Gissing v Gissing Lord Diplock apparently equated it (at p 905B-C) 

Constructive trusts were applied by the High Court in Stanbic (U) Ltd v Joseph Aine & Ors (HCT-00-CC-CS 314 of 2005) and Ntungwa v Lukangira (Civil Suit 122 of 2015). In Erina Lam Oto Omgom v Opoka and Anor (Civil Appeal 91 of 2019) Justice Mubiru stated that a Court of equity will not allow an owner of land, who permitted a third party to expend money on the land based on the supposition that the land was his or her own, afterwards to assert his or her title to the land.

Resulting trust. Making contributions to the acquisition of the property

A resulting trust a rises where a person makes financial contribution to the acquisition of property but the property is registered in the names of another, equity imposes a trust on the property in favor of the contributor giving the contributor an equitable interest in the purchased property proportional to each contributors contribution. It also arises where a person makes a voluntary transfer of property without compensation without intending that the transferee to have the beneficial interest in the property. A resulting trust is a trust imposed by law when property is transferred under circumstances suggesting that the transferor did not intend the transferee to have beneficial interest in the property.

Where there is a voluntary transfer of property to another without consideration there is a presumption of a resulting trust by equity. The presumption requires the recipient to show there is intention of a gift. However as a result of Section 60 (3) of the Law of Property Act 1925, in the UK, this presumption does not apply in the case of voluntary transfers of land. This concept was further demonstrated in the case of Ali v Khan [2002] (EWCA Civ 974). In Uganda there is no corresponding section that removes the presumption.Per Lord Browne-Wilkinson in Westdeutsche Landesbank Girozentrale v Islington LBC [1996] AC 669) the presumption of resulting trust is rebutted by evidence of any intention inconsistent with such a trust, not only by evidence of an intention to make a gift.

The presumption of a resulting trust does not apply in respect of a transfer to a spouse or a child but a person can prove a resulting trust without relying on the presumption. Just as the starting point where there is sole legal ownership is sole beneficial ownership, the starting point where there is joint legal ownership is joint beneficial ownership. The onus is upon the person seeking to show that the beneficial ownership is different from the legal ownership. So in sole ownership cases it is upon the non-owner to show that he has any interest at all. In joint ownership cases, it is upon the joint owner who claims to have other than a joint beneficial interest. A person who is not registered on the title is entitled to prove that regardless of not being on the title the person has a beneficial interest in land. The Torrens system of land registration is such that the legal interest and the beneficial interest in the land can belong to different person.
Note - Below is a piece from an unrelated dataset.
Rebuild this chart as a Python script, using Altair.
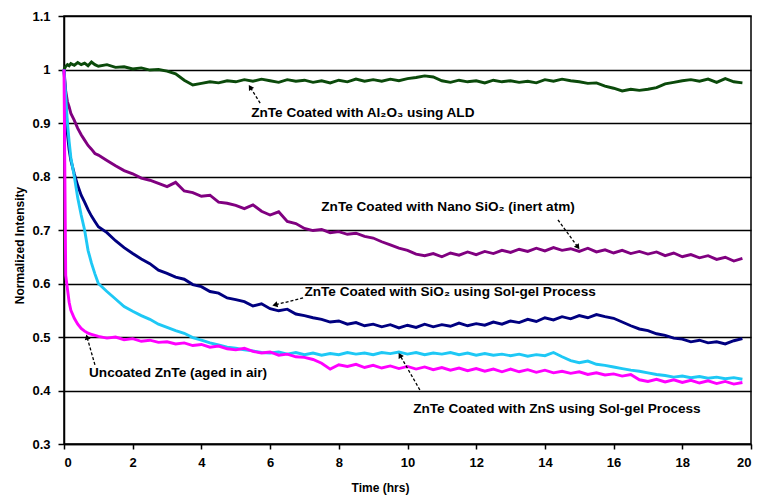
import math
import altair as alt
import pandas as pd

times = [0, 0.05, 0.1, 0.15, 0.2, 0.3, 0.4, 0.5, 0.6, 0.7, 0.8, 0.9,
         1.0, 1.25, 1.5, 1.75, 2.0, 2.25, 2.5, 2.75,
         3.0, 3.25, 3.5, 3.75, 4.0, 4.25, 4.5, 4.75,
         5.0, 5.25, 5.5, 5.75, 6.0, 6.25, 6.5, 6.75,
         7.0, 7.25, 7.5, 7.75, 8.0, 8.25, 8.5, 8.75,
         9.0, 9.25, 9.5, 9.75, 10.0, 10.25, 10.5, 10.75,
         11.0, 11.25, 11.5, 11.75, 12.0, 12.25, 12.5, 12.75,
         13.0, 13.25, 13.5, 13.75, 14.0, 14.25, 14.5, 14.75,
         15.0, 15.25, 15.5, 15.75, 16.0, 16.25, 16.5, 16.75,
         17.0, 17.25, 17.5, 17.75, 18.0, 18.25, 18.5, 18.75,
         19.0, 19.25, 19.5, 19.75]

al2o3_ald = [1.000, 1.006, 1.009, 1.007, 1.011, 1.008, 1.013, 1.009, 1.012, 1.007, 1.014, 1.009,
             1.006, 1.009, 1.004, 1.005, 1.001, 1.003, 0.999, 1.000,
             0.997, 0.992, 0.980, 0.971, 0.974, 0.977, 0.975, 0.979,
             0.977, 0.981, 0.978, 0.982, 0.979, 0.976, 0.981, 0.978,
             0.980, 0.976, 0.979, 0.975, 0.980, 0.977, 0.982, 0.978,
             0.981, 0.978, 0.982, 0.979, 0.983, 0.985, 0.988, 0.986,
             0.979, 0.976, 0.980, 0.977, 0.979, 0.975, 0.980, 0.977,
             0.979, 0.976, 0.978, 0.975, 0.981, 0.978, 0.982, 0.979,
             0.977, 0.974, 0.975, 0.969, 0.965, 0.960, 0.963, 0.961,
             0.963, 0.966, 0.973, 0.976, 0.979, 0.981, 0.978, 0.982,
             0.976, 0.983, 0.977, 0.975]

nano_sio2 = [1.000, 0.960, 0.940, 0.930, 0.918, 0.905, 0.890, 0.878, 0.868, 0.858, 0.851, 0.843,
             0.840, 0.830, 0.820, 0.811, 0.805, 0.797, 0.793, 0.787,
             0.781, 0.789, 0.773, 0.770, 0.763, 0.765, 0.752, 0.750,
             0.746, 0.740, 0.747, 0.735, 0.728, 0.734, 0.716, 0.712,
             0.703, 0.699, 0.701, 0.695, 0.697, 0.692, 0.694, 0.688,
             0.685, 0.678, 0.672, 0.666, 0.662, 0.655, 0.652, 0.656,
             0.650, 0.657, 0.653, 0.659, 0.654, 0.660, 0.656, 0.662,
             0.658, 0.664, 0.660, 0.666, 0.661, 0.667, 0.662, 0.665,
             0.660, 0.666, 0.659, 0.663, 0.657, 0.662, 0.656, 0.660,
             0.655, 0.659, 0.652, 0.657, 0.650, 0.654, 0.648, 0.652,
             0.645, 0.649, 0.642, 0.647]

sio2_solgel = [1.000, 0.940, 0.880, 0.850, 0.830, 0.805, 0.783, 0.765, 0.752, 0.738, 0.726, 0.716,
               0.706, 0.695, 0.680, 0.667, 0.656, 0.646, 0.637, 0.625,
               0.619, 0.612, 0.608, 0.598, 0.594, 0.585, 0.582, 0.573,
               0.570, 0.566, 0.558, 0.562, 0.553, 0.549, 0.552, 0.543,
               0.540, 0.536, 0.533, 0.528, 0.530, 0.524, 0.527, 0.521,
               0.524, 0.519, 0.523, 0.517, 0.522, 0.518, 0.524, 0.519,
               0.523, 0.520, 0.526, 0.521, 0.525, 0.522, 0.528, 0.524,
               0.530, 0.527, 0.533, 0.529, 0.536, 0.532, 0.538, 0.534,
               0.540, 0.536, 0.542, 0.538, 0.535, 0.528, 0.521, 0.515,
               0.512, 0.506, 0.503, 0.498, 0.496, 0.491, 0.494, 0.489,
               0.491, 0.487, 0.493, 0.497]

zns_solgel = [1.000, 0.950, 0.900, 0.865, 0.835, 0.800, 0.760, 0.728, 0.700, 0.662, 0.638, 0.618,
              0.600, 0.585, 0.571, 0.557, 0.548, 0.540, 0.533, 0.524,
              0.518, 0.512, 0.507, 0.499, 0.494, 0.489, 0.485, 0.481,
              0.479, 0.476, 0.474, 0.471, 0.470, 0.472, 0.468, 0.471,
              0.467, 0.470, 0.466, 0.469, 0.467, 0.471, 0.468, 0.470,
              0.467, 0.471, 0.469, 0.472, 0.468, 0.471, 0.467, 0.470,
              0.468, 0.471, 0.467, 0.470, 0.466, 0.469, 0.466, 0.468,
              0.465, 0.468, 0.464, 0.467, 0.465, 0.471, 0.463, 0.456,
              0.452, 0.455, 0.449, 0.447, 0.444, 0.441, 0.438, 0.436,
              0.433, 0.430, 0.428, 0.425, 0.427, 0.424, 0.426, 0.423,
              0.425, 0.422, 0.424, 0.421]

uncoated = [1.000, 0.615, 0.590, 0.565, 0.550, 0.535, 0.524, 0.516, 0.511, 0.507, 0.505, 0.503,
            0.501, 0.498, 0.500, 0.495, 0.497, 0.492, 0.494, 0.490,
            0.491, 0.487, 0.489, 0.484, 0.486, 0.481, 0.483, 0.478,
            0.476, 0.479, 0.473, 0.470, 0.472, 0.466, 0.468, 0.463,
            0.462, 0.458, 0.451, 0.440, 0.448, 0.445, 0.449, 0.443,
            0.447, 0.442, 0.446, 0.441, 0.445, 0.440, 0.444, 0.439,
            0.443, 0.438, 0.442, 0.437, 0.441, 0.436, 0.440, 0.435,
            0.440, 0.435, 0.439, 0.434, 0.438, 0.433, 0.436, 0.432,
            0.435, 0.430, 0.433, 0.429, 0.431, 0.427, 0.430, 0.420,
            0.417, 0.421, 0.416, 0.420, 0.415, 0.419, 0.414, 0.418,
            0.413, 0.417, 0.412, 0.415]

series_names = ["Al2O3 ALD", "Nano SiO2", "SiO2 sol-gel", "ZnS sol-gel", "Uncoated"]
series_values = [al2o3_ald, nano_sio2, sio2_solgel, zns_solgel, uncoated]
series_colors = ["#0b4a0b", "#800080", "#000080", "#1ec8f5", "#ff00ff"]

label_texts = ["ZnTe Coated with Al\u2082O\u2083 using ALD",
               "ZnTe Coated with Nano SiO\u2082 (inert atm)",
               "ZnTe Coated with SiO\u2082 using Sol-gel Process",
               "Uncoated ZnTe (aged in air)",
               "ZnTe Coated with ZnS using Sol-gel Process"]
label_t = [8.7, 11.18, 11.24, 3.32, 14.35]
label_v = [0.919, 0.743, 0.584, 0.433, 0.365]

arrow_t0 = [5.71, 14.38, 6.96, 0.90, 10.36]
arrow_v0 = [0.937, 0.719, 0.573, 0.448, 0.401]
arrow_t1 = [5.42, 14.96, 6.14, 0.67, 9.78]
arrow_v1 = [0.967, 0.668, 0.560, 0.500, 0.466]

W, H = 687, 428
PX_T = W / 20.0
PX_V = H / 0.8

x_scale = alt.Scale(domain=[0, 20], nice=False)
y_scale = alt.Scale(domain=[0.3, 1.1], nice=False)

FONT = "Liberation Sans"

layers = []
first = True
for name, vals, col in zip(series_names, series_values, series_colors):
    df = pd.DataFrame({"t": times, "v": vals})
    if first:
        xenc = alt.X("t:Q", scale=x_scale,
                     axis=alt.Axis(values=[0, 2, 4, 6, 8, 10, 12, 14, 16, 18, 20],
                                   title="Time (hrs)", grid=False, tickSize=5,
                                   labelPadding=7, titleX=316, titleY=43,
                                   titleBaseline="middle"))
        yenc = alt.Y("v:Q", scale=y_scale,
                     axis=alt.Axis(values=[0.3, 0.4, 0.5, 0.6, 0.7, 0.8, 0.9, 1.0, 1.1],
                                   format=".1~f", title="Normalized Intensity",
                                   grid=True, tickSize=6, labelPadding=8,
                                   titleX=-45, titleY=229, titleBaseline="middle",
                                   titleAngle=-90))
        first = False
    else:
        xenc = alt.X("t:Q", scale=x_scale)
        yenc = alt.Y("v:Q", scale=y_scale)
    layers.append(alt.Chart(df).mark_line(color=col, strokeWidth=2.9).encode(x=xenc, y=yenc))

lab_df = pd.DataFrame({"t": label_t, "v": label_v, "txt": label_texts})
layers.append(alt.Chart(lab_df).mark_text(font=FONT, fontSize=13.6, fontWeight="bold",
                                          color="black", align="center", baseline="middle")
              .encode(x=alt.X("t:Q", scale=x_scale), y=alt.Y("v:Q", scale=y_scale), text="txt:N"))

angles = []
for a, b, c, d in zip(arrow_t0, arrow_v0, arrow_t1, arrow_v1):
    dx = (c - a) * PX_T
    dy = -(d - b) * PX_V
    angles.append(math.degrees(math.atan2(dx, -dy)) % 360)

arr_df = pd.DataFrame({"t0": arrow_t0, "v0": arrow_v0, "t1": arrow_t1, "v1": arrow_v1, "ang": angles})
layers.append(alt.Chart(arr_df).mark_rule(color="black", strokeWidth=1.3, strokeDash=[3, 2])
              .encode(x=alt.X("t0:Q", scale=x_scale), y=alt.Y("v0:Q", scale=y_scale),
                      x2="t1:Q", y2="v1:Q"))
layers.append(alt.Chart(arr_df).mark_point(shape="triangle-up", filled=True, color="black",
                                           size=36, opacity=1)
              .encode(x=alt.X("t1:Q", scale=x_scale), y=alt.Y("v1:Q", scale=y_scale),
                      angle=alt.Angle("ang:Q", scale=None)))

chart = alt.layer(*layers).properties(
    width=W, height=H,
    autosize=alt.AutoSizeParams(type="none"),
    padding={"left": 64, "top": 16, "right": 8, "bottom": 53},
    background="white",
).configure_view(stroke="black", strokeWidth=1.5).configure_axis(
    domainColor="black", domainWidth=1.5, tickColor="black", tickWidth=1.5,
    gridColor="black", gridWidth=1.5, gridOpacity=1,
    labelFont=FONT, labelFontSize=13, labelFontWeight="bold", labelColor="black",
    titleFont=FONT, titleFontSize=12, titleFontWeight="bold", titleColor="black",
)

chart.save("out.html", embed_options={"renderer": "svg", "actions": False})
Some judges of the High Court of Uganda erroneously think that the indefeasibility of title in the Registration of Titles Act prevents a person not registered on the title from proving an interest in the land but both the Registration of Titles Act and the Land Act allow individuals to have beneficial interests in land without being registered on the title. Therefore there is no law in Uganda that can impeach the beneficial interest of a person not registered on the title without violating the right to own property under article 26 of the Constitution of Uganda. So if you want to recover your property that you registered to another person you can sue and rely on either a constructive or resulting trust.